三维人脸稠密配准算法及其应用研究

CASIA OpenIR > 毕业生 > 博士学位论文

	三维人脸稠密配准算法及其应用研究
	范振峰
	2020-09
页数	128
学位类型	博士
中文摘要	三维人脸的稠密配准旨在对表示不同三维人脸的空间数据进行精细和稠密的匹配。良好的稠密配准是三维人脸分析的前提，其后续应用包括三维人脸重建、三维人脸识别以及三维人脸建模和仿真等等。三维人脸的稠密配准也为关于二维人脸图像的很多任务提供了新的解决方案。相比于二维人脸图像，三维人脸包含额外的几何信息，这些几何信息在人脸的不同姿态角的成像和环境光的照射下具有较好的鲁棒性，其同样有助于解决人脸表情变化引起的若干问题。总的来说，三维人脸的稠密配准有两大主要功能：（1）它使得不同三维人脸能表达成一个统一的向量形式，有利于进一步做数据分析；（2）相比于稀疏的锚点对应，稠密配准不但能刻画人脸的整体结构，而且能刻画人脸的细微结构。三维人脸稠密配准也属于点云的非刚性配准范畴，是一个重要且具有挑战性的问题。其难点在于：（1）数学意义上，相比于刚性配准，该问题并没有显式的数学表达式来进行优化求解；（2）物理意义上，相比于少数的人脸锚点，大多数稠密的点并没有确切的解剖学定义。这同样为配准结果的评价增加了不确定性。三维人脸稠密配准有着诸多的后续应用。
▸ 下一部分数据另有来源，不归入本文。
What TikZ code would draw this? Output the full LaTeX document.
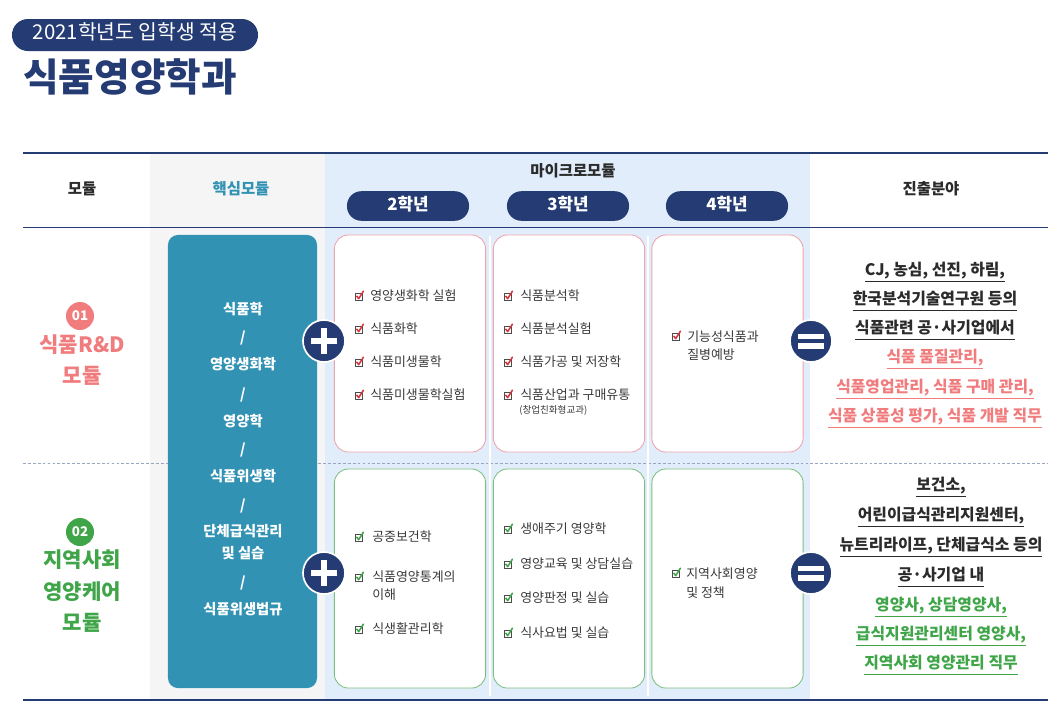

一方面，它是三维人脸数据分析的前提，通过稠密配准建立的三维人脸可以进行统计分析，较好地稀疏建模表示新的三维人脸数据，其可直接应用于在三维人脸识别。另一方面，建立稠密配准的三维人脸有益于从根本成像原理上为二维人脸图像任务提供正确的指导方案，激发新的问题解决思路。本文从三维人脸稠密配准这一根本问题入手，分析了三维人脸模型的建立过程，也研究了其相关的三维人脸和二维人脸图像方面的应用工作。其主要内容和创新点如下：（1）提出了一种不依赖于锚点的自动三维人脸稠密配准方法。通常来说锚点需要手工标注，并且在有缺失的三维数据上难以精确定位。本文提出了一个框架，其把稠密配准从两方面定义：一是语义上的配准，使得配准的数据点在语义上保持一致；二是拓扑结构上的配准，使得配准的数据具有局部相容的表达形式。本文同时提出了用自动检测的高熵点替代手工标注的锚点，达到了配准过程的自动化。（2）提出了一种局部形状增量变形的三维人脸稠密配准方法。该方法解决了依赖于锚点变形导致局部结构不一致的问题，其把非刚性配准建模成许多个局部刚性配准的组合，且建立了显式的数学表达式。刚性配准的权重按照与关键点的距离的反比作调整，因此保证了局部结构一致的平滑变形。关键点由一系列锚点作为初始化，在配准误差大的区域逐渐迭代增加。随着关键点的增加，配准误差逐渐减小，从而达到收敛的目的。（3）研究了三维人脸模型在人脸重建和识别方面的应用。首先，本文建立了更适合于亚洲人的三维人脸模型，使得其适配于亚洲人脸图像的三维人脸重建。其次，三维人脸模型可以使得三维人脸配准的结果更加鲁棒，这可以用来配准有噪声、遮挡和大表情的三维数据。最后，可以将三维人脸配准结果直接应用于三维人脸识别，并从人脸的全局和局部的结构上分别验证识别的效果。（4）提出了用三维人脸深度信息指引二维人脸超分辨重建的方法，相关内容融合了神经网络对人脸图像做超分辨重建。二维的卷积具有平移不变性，其仅仅在感受野的范围内考虑二维的邻域信息，并没有从真实的几何结构上去求邻域关系。本文提出了一个网络结构，用 U 型网络从人脸图像中恢复深度信息，并经过若干特征提取层对超分辨重建网络进行特征调制，该网络用于人脸超分辨重建任务可以获得更加清晰和锐利的人脸边缘。（5）提出了对人脸图像低维空间进行扰动以增强数据的方法。本文首先从二维人脸图像出发，对其形状和外观进行合理的扰动，并将其用于人脸图像的超分辨重建任务。在不改变卷积神经网络结构的情况下，该方法使得重建效果有了非常显著的提升。然后本文再从三维人脸的角度重新认识这一方法，对人脸的姿态和形状进行合理的扰动，生成了同一幅人脸图像姿态和形状扰动下的不同外观表征。相比于二维的方法，三维的方法同样在不改变卷积神经网络结构的条件下使得超分辨重建效果有了更大的提升。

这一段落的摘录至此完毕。